### RECORDS FOR THE TASK
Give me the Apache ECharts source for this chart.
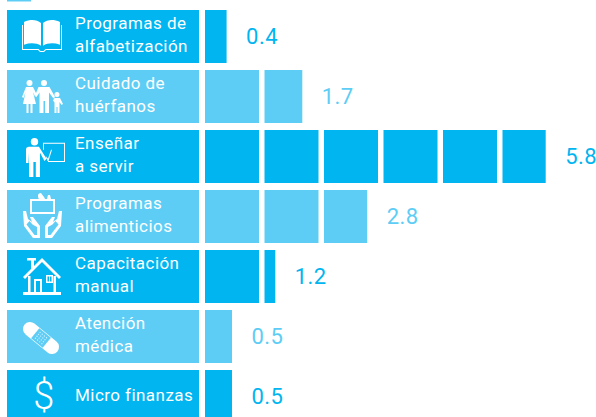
...
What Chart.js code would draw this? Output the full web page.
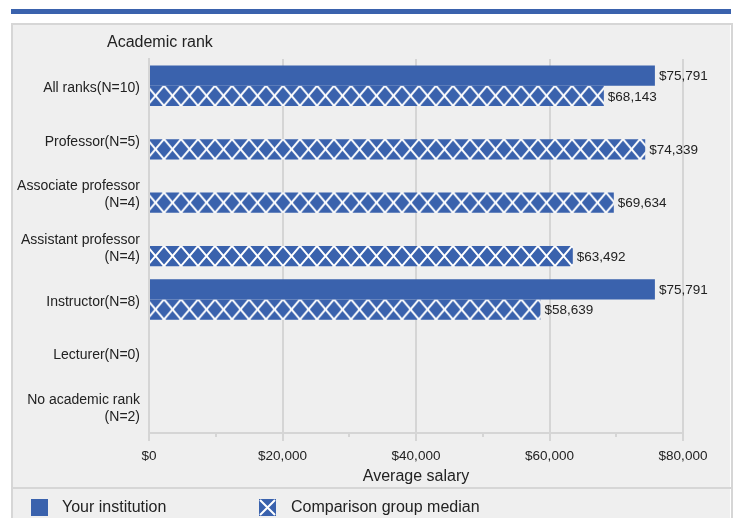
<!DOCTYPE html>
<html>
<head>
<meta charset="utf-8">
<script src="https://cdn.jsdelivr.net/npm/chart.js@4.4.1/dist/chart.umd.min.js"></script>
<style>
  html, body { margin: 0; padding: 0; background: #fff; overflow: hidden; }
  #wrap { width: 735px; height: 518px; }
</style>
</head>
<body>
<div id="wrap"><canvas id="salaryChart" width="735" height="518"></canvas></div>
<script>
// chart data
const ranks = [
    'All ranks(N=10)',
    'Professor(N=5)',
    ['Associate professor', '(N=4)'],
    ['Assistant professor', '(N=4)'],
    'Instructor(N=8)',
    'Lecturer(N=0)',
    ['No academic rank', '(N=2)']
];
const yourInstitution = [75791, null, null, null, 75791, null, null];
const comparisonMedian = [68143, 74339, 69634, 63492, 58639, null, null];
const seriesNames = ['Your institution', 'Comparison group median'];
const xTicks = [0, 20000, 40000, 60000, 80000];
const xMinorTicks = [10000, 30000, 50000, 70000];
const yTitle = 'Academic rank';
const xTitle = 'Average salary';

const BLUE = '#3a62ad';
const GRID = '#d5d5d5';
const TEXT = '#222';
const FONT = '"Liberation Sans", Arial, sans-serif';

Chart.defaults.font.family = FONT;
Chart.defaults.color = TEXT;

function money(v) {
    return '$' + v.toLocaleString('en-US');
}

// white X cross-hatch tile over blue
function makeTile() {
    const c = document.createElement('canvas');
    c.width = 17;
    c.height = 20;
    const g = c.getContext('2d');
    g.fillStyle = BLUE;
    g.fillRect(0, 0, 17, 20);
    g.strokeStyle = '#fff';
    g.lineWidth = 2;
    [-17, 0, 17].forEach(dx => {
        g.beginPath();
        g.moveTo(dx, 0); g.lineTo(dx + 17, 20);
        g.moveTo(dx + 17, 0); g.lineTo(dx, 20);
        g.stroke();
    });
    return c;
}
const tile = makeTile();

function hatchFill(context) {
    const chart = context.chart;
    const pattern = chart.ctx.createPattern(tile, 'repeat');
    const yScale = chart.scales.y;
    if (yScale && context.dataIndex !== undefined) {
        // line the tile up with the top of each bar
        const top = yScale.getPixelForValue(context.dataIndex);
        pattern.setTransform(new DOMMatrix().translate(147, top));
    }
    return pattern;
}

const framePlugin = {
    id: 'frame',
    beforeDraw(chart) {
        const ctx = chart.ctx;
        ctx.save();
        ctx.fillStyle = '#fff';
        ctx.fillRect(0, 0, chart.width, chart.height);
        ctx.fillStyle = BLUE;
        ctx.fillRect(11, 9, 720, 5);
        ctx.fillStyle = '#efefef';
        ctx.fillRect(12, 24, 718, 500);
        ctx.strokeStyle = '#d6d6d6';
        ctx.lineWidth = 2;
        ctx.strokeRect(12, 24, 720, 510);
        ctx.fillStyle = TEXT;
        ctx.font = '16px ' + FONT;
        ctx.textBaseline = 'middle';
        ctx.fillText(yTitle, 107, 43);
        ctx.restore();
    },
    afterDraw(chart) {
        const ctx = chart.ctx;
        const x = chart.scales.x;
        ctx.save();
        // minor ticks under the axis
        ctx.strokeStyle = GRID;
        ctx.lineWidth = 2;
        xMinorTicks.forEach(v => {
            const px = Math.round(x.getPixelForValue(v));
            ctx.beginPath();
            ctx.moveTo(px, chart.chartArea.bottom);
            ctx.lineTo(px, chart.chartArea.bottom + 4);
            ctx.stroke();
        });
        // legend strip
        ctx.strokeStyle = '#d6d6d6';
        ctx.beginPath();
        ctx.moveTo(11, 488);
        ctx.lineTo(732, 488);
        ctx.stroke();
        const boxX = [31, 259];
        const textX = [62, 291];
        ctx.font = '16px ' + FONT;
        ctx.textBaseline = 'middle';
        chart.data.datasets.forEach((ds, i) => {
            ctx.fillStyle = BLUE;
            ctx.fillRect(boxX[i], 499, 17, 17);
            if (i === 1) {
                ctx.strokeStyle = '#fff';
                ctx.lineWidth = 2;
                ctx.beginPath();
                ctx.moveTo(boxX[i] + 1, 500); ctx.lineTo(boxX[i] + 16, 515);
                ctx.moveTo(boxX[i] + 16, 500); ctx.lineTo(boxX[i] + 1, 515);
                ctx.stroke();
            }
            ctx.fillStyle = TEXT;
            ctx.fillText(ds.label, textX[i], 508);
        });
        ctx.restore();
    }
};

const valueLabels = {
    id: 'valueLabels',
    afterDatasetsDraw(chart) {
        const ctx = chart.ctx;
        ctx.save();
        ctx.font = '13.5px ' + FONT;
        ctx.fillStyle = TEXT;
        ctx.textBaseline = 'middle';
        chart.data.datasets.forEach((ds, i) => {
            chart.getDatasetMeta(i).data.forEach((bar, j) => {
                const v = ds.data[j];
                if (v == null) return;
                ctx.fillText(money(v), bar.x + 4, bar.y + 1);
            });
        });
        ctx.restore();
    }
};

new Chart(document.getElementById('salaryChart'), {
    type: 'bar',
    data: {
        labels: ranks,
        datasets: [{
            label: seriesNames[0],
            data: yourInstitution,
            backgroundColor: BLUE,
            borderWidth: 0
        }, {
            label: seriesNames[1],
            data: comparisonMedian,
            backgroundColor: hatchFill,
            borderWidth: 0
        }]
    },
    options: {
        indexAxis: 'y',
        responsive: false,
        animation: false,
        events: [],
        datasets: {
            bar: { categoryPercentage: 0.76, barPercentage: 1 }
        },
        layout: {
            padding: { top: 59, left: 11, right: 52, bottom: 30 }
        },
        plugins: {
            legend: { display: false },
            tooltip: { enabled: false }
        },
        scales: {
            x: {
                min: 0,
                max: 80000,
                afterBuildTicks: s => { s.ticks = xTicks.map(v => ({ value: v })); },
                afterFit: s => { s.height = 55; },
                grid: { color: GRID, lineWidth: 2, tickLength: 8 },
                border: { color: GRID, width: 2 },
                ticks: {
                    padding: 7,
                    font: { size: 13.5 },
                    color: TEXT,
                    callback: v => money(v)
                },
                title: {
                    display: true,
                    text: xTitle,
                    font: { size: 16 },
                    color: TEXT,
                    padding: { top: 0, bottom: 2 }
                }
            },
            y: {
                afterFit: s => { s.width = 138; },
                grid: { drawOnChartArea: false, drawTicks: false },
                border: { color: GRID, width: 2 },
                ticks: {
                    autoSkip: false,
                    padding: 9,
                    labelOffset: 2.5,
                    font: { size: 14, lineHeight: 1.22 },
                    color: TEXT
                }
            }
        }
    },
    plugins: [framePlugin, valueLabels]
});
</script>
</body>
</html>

### WHAT TO PRODUCE
Without any pictures, set down the lines from the one holding "What Chart.js code" through the one holding "const tile = makeTile();".

### THE SOLUTION
What Chart.js code would draw this? Output the full web page.
<!DOCTYPE html>
<html>
<head>
<meta charset="utf-8">
<script src="https://cdn.jsdelivr.net/npm/chart.js@4.4.1/dist/chart.umd.min.js"></script>
<style>
  html, body { margin: 0; padding: 0; background: #fff; overflow: hidden; }
  #wrap { width: 735px; height: 518px; }
</style>
</head>
<body>
<div id="wrap"><canvas id="salaryChart" width="735" height="518"></canvas></div>
<script>
// chart data
const ranks = [
    'All ranks(N=10)',
    'Professor(N=5)',
    ['Associate professor', '(N=4)'],
    ['Assistant professor', '(N=4)'],
    'Instructor(N=8)',
    'Lecturer(N=0)',
    ['No academic rank', '(N=2)']
];
const yourInstitution = [75791, null, null, null, 75791, null, null];
const comparisonMedian = [68143, 74339, 69634, 63492, 58639, null, null];
const seriesNames = ['Your institution', 'Comparison group median'];
const xTicks = [0, 20000, 40000, 60000, 80000];
const xMinorTicks = [10000, 30000, 50000, 70000];
const yTitle = 'Academic rank';
const xTitle = 'Average salary';

const BLUE = '#3a62ad';
const GRID = '#d5d5d5';
const TEXT = '#222';
const FONT = '"Liberation Sans", Arial, sans-serif';

Chart.defaults.font.family = FONT;
Chart.defaults.color = TEXT;

function money(v) {
    return '$' + v.toLocaleString('en-US');
}

// white X cross-hatch tile over blue
function makeTile() {
    const c = document.createElement('canvas');
    c.width = 17;
    c.height = 20;
    const g = c.getContext('2d');
    g.fillStyle = BLUE;
    g.fillRect(0, 0, 17, 20);
    g.strokeStyle = '#fff';
    g.lineWidth = 2;
    [-17, 0, 17].forEach(dx => {
        g.beginPath();
        g.moveTo(dx, 0); g.lineTo(dx + 17, 20);
        g.moveTo(dx + 17, 0); g.lineTo(dx, 20);
        g.stroke();
    });
    return c;
}
const tile = makeTile();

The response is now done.